Applicant. The final regulations define the term “applicant” to include the following one or two individuals:
- The individual who directly files the document that creates or registers the entity
- The individual who is primarily responsible for directing or controlling the filing of the document, if more than one individual is involved in the filing of the document
The final regulations have limited the information that reporting companies must report for applicants as follows: (1) reporting companies formed or registered before Jan. 1, 2024, will not have to report their applicants and (2) reporting companies formed or registered on or after that date must report information about their applicants but will not be required to update the information if there are subsequent changes.
What Information Must Be Reported?
All reporting companies must disclose the information below for each beneficial owner, and reporting companies formed or registered on or after Jan. 1, 2024, also must disclose the information below for each applicant:
- Full legal name
- Date of birth
- Current street address
- Identification number from an acceptable identification document (such as an unexpired passport or driver’s license), along with the jurisdiction that issued the document
- An image of the identification document showing both the individual’s photograph and the identification number
Alternatively, individuals can apply for and use a FinCEN identifier number (FIN) by providing FinCEN with the above information. The required information must be updated whenever there is a change. A FIN could simplify the process for updating reports, particularly where the same beneficial owner has been reported for multiple entities. Updates to the FIN information should apply to every report in which the FIN was used so that each separate entity report does not need to be independently tracked and updated.
A reporting company also must provide information about itself, including the full name of the company, any trade or “doing business as” name, the business street address, the jurisdiction of formation, the jurisdiction where the company first registered to do business in the U.S. (in the case of foreign reporting companies) and the IRS taxpayer identification number (TIN). If a foreign reporting company does not have a TIN, it will be required to provide a foreign tax identification number, along with the name of the jurisdiction that issued the number.
All reports and applications submitted to FinCEN under the CTA require a certification that the reported information is “true, correct, and complete.”
When Must Reports Be Filed or Updated?
Reporting obligations will take effect on Jan. 1, 2024, although new and existing entities have different filing deadlines:
- Entities formed/registered before Jan. 1, 2024, must file initial reports no later than Jan. 1, 2025.

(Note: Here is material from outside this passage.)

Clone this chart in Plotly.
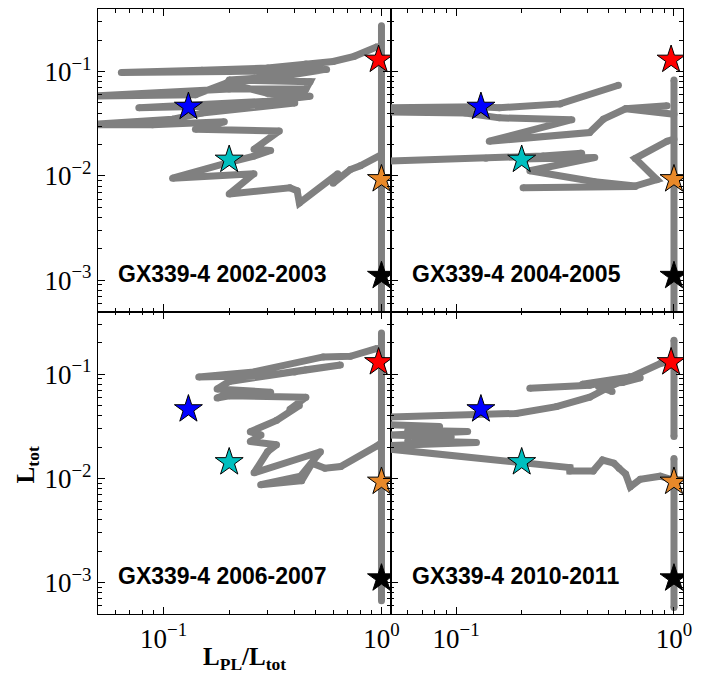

- Entities formed or registered on or after Jan. 1, 2024, must file an initial report within 30 days of the date they are formed/registered.
For purposes of filing an initial report for a new entity, the 30-day period starts on the earlier of (1) the date on which the reporting company receives actual notice that its creation or registration has become effective or (2) the date on which a secretary of state (or similar office) first provides public notice (such as through a publicly accessible registry) that the reporting company has been created or registered.

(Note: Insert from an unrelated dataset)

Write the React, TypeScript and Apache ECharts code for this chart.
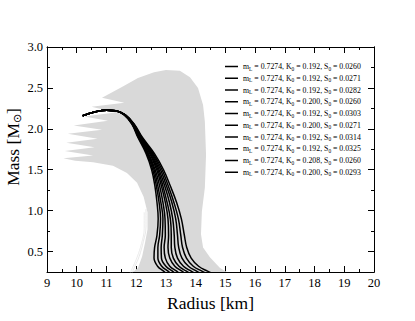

Reporting companies also must timely update information or correct any inaccurate information contained in a previously filed report. The final regulations give reporting companies 30 days to file updates (e.g., to report changes in beneficial ownership and any change with respect to the information reported for the reporting company or a beneficial owner, such as an address change) or to correct inaccurate reports. Changes in beneficial ownership when an individual dies must be reported within 30 days of the settlement of the deceased individual’s estate if the individual was a beneficial owner “by virtue of property interests or other rights subject to transfer upon death.”
With respect to previously reported information on applicants, reporting companies are not required to report updates to applicant information but must correct any inaccurate information. A reporting company also must file updated reports if:
- A minor who is a beneficial owner of the company attains the age of majority (if information for a parent/guardian, instead of for the minor, was previously reported)
- The company was previously exempt but no longer meets exemption criteria
- The company filed an initial report but now meets exemption criteria
FinCEN has clarified that it does not expect a reporting company to file an updated report upon company termination or dissolution.
The final regulations do not currently allow reporting companies to seek extensions to the filing periods for initial, updated or corrected reports, but FinCEN has said that it may consider providing guidance or relief as appropriate, depending on the facts and circumstances.
Will the Information Be Publicly Available?
No, the database will not be available to the public.
Who Will Have Access to the Information?
All information reported under the final rules will be stored in a secure private database maintained by FinCEN. The information will be available only in limited situations upon appropriate request by U.S. federal law enforcement agencies (including requests made by U.S. federal authorities on behalf of non-U.S. law enforcement), state and local law enforcement with court authorization for such information, financial institutions that have the consent of the business entity in question and certain federal regulatory agencies. The Treasury Department has its own broad authorization to use the information, including for tax-related purposes.
The CTA imposes penalties for the unauthorized disclosure or use of the information. FinCEN will issue additional regulations to address who may access beneficial ownership information, for what purposes and required safeguards.
What Are the Penalties for Noncompliance?
Civil and criminal penalties may apply to willful failures to file an initial report, an updated report or a corrected report, as well as willfully providing (or attempting to provide) false or fraudulent beneficial ownership information. The civil penalty is $500 per day. Criminal penalties may include a fine of up to $10,000 and/or imprisonment for up to two years. Penalties may apply to reporting companies as well as to responsible individuals and other entities. For an individual, penalties may apply to the extent such individual causes the failure or is a senior officer of a reporting company when it willfully fails to report complete, accurate or updated beneficial ownership information. Individuals also may be subject to penalties with respect to applications to FinCEN for FINs. Noncomplying entities also will likely find it difficult to open or maintain a bank account, particularly in the U.S.
What Should I Do Now?
In the coming year, family offices and individuals who have created entities as part of their personal planning should review their entities and trusts and start gathering the information that will become reportable beginning in 2024. Those who are considering creating new entities for personal planning reasons next year may wish to consider whether existing entities can be used. At a minimum, it would be preferable to form new entities in 2023 (as opposed to 2024), as entities created in 2023 will have until Jan. 1, 2025, to file initial reports, while entities created in 2024 will have to file initial reports within 30 days of creation.